A new survey from the Pew Research Center finds young women — between the ages of 18 and 34 — far and away prefer the Democratic congressional candidate in their districts. Their preference for Democrats is significantly higher than that of women of other age groups.

Women overall are likely to lean blue, with 54 percent supporting or leaning toward the Democratic candidate in their district this fall, versus 38 percent who favor the Republican candidate. But 68 percent of young women are choosing Democrats, compared to 24 percent who prefer Republicans.

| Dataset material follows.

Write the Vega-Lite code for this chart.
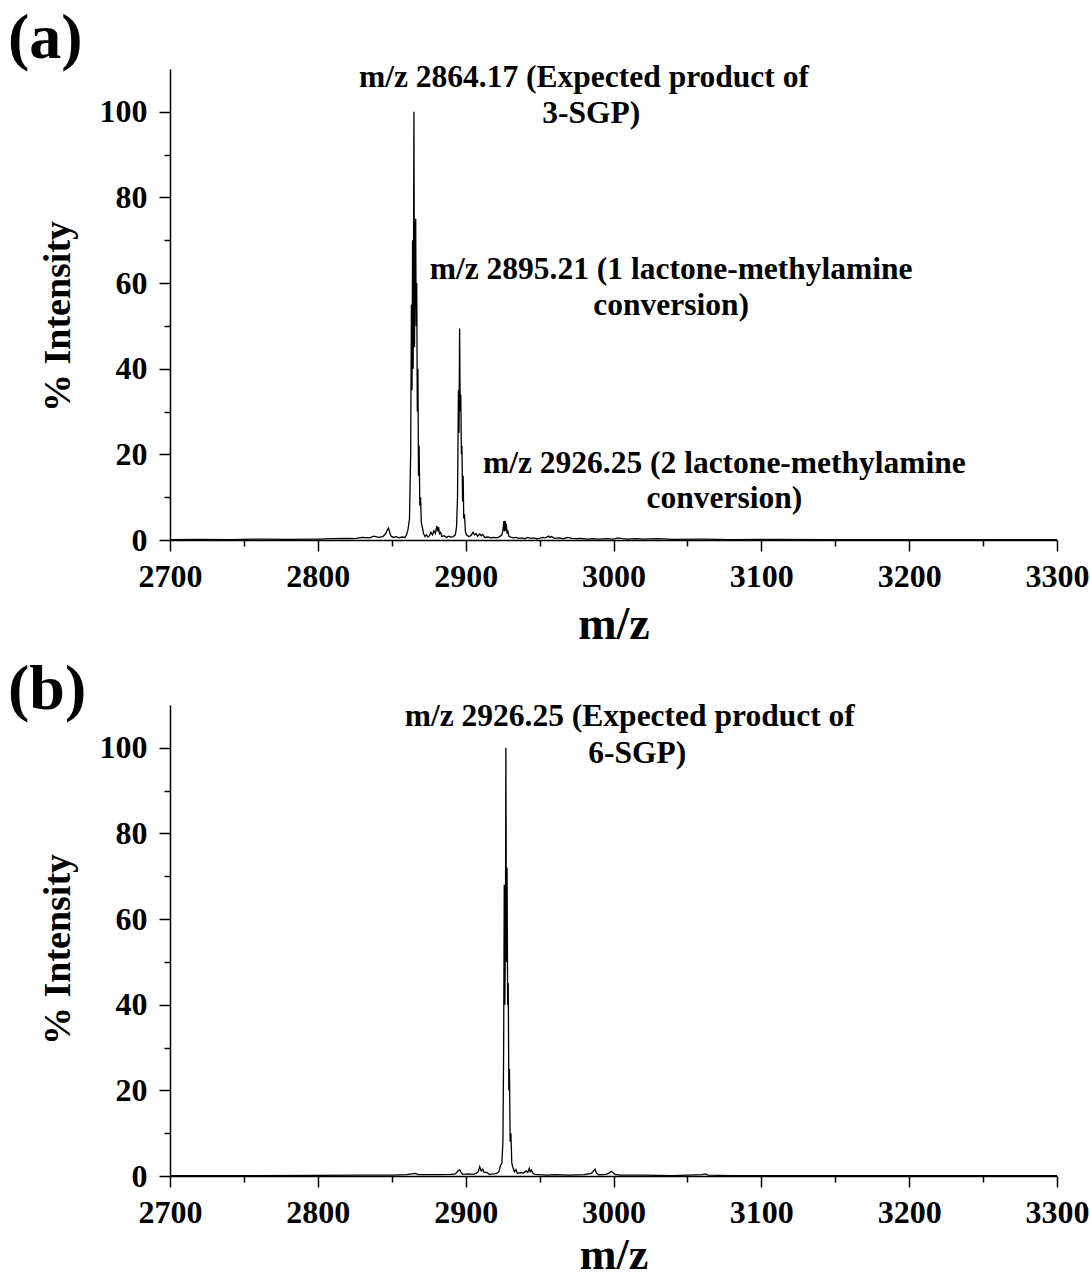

Younger men, meanwhile, give Republican candidates the slight edge.

Pew Research Center

This data reinforces a trend that Pew has been observing for the past few years, which has seen young women take a sharp turn to the left.

Pew Research Center

As this chart shows, the trend accelerated right around the 2016 election. Millennial women appear to have been pushed further toward the left by the election of Donald Trump.

In October 2016, the Washington Post published an Access Hollywood tape that caught Trump bragging about grabbing women “by the pussy” — comments he later brushed off as mere “locker room talk.” Since then, more than 20 women have accused him of sexual misconduct, allegations he’s responded to by denigrating several of the women.

Meanwhile, loyalty to the president is proving to be among the most important qualifications for conservative candidates seeking public office. Women like Reps. Martha Roby and Barbara Comstock who have spoken out against him have seen these critiques come back to bite them at the polls.

At the same time, Democrats have sought to frame themselves as a party that promotes women candidates and female empowerment in the age of #MeToo — with a record number of women vying for Democratic congressional spots this year, even as the party continues to be divided by the response to allegations against former Sen. Al Franken.

Against that backdrop, young women — who have been a driving force in grassroots activism pushing for gender parity — seem to have made a clear choice.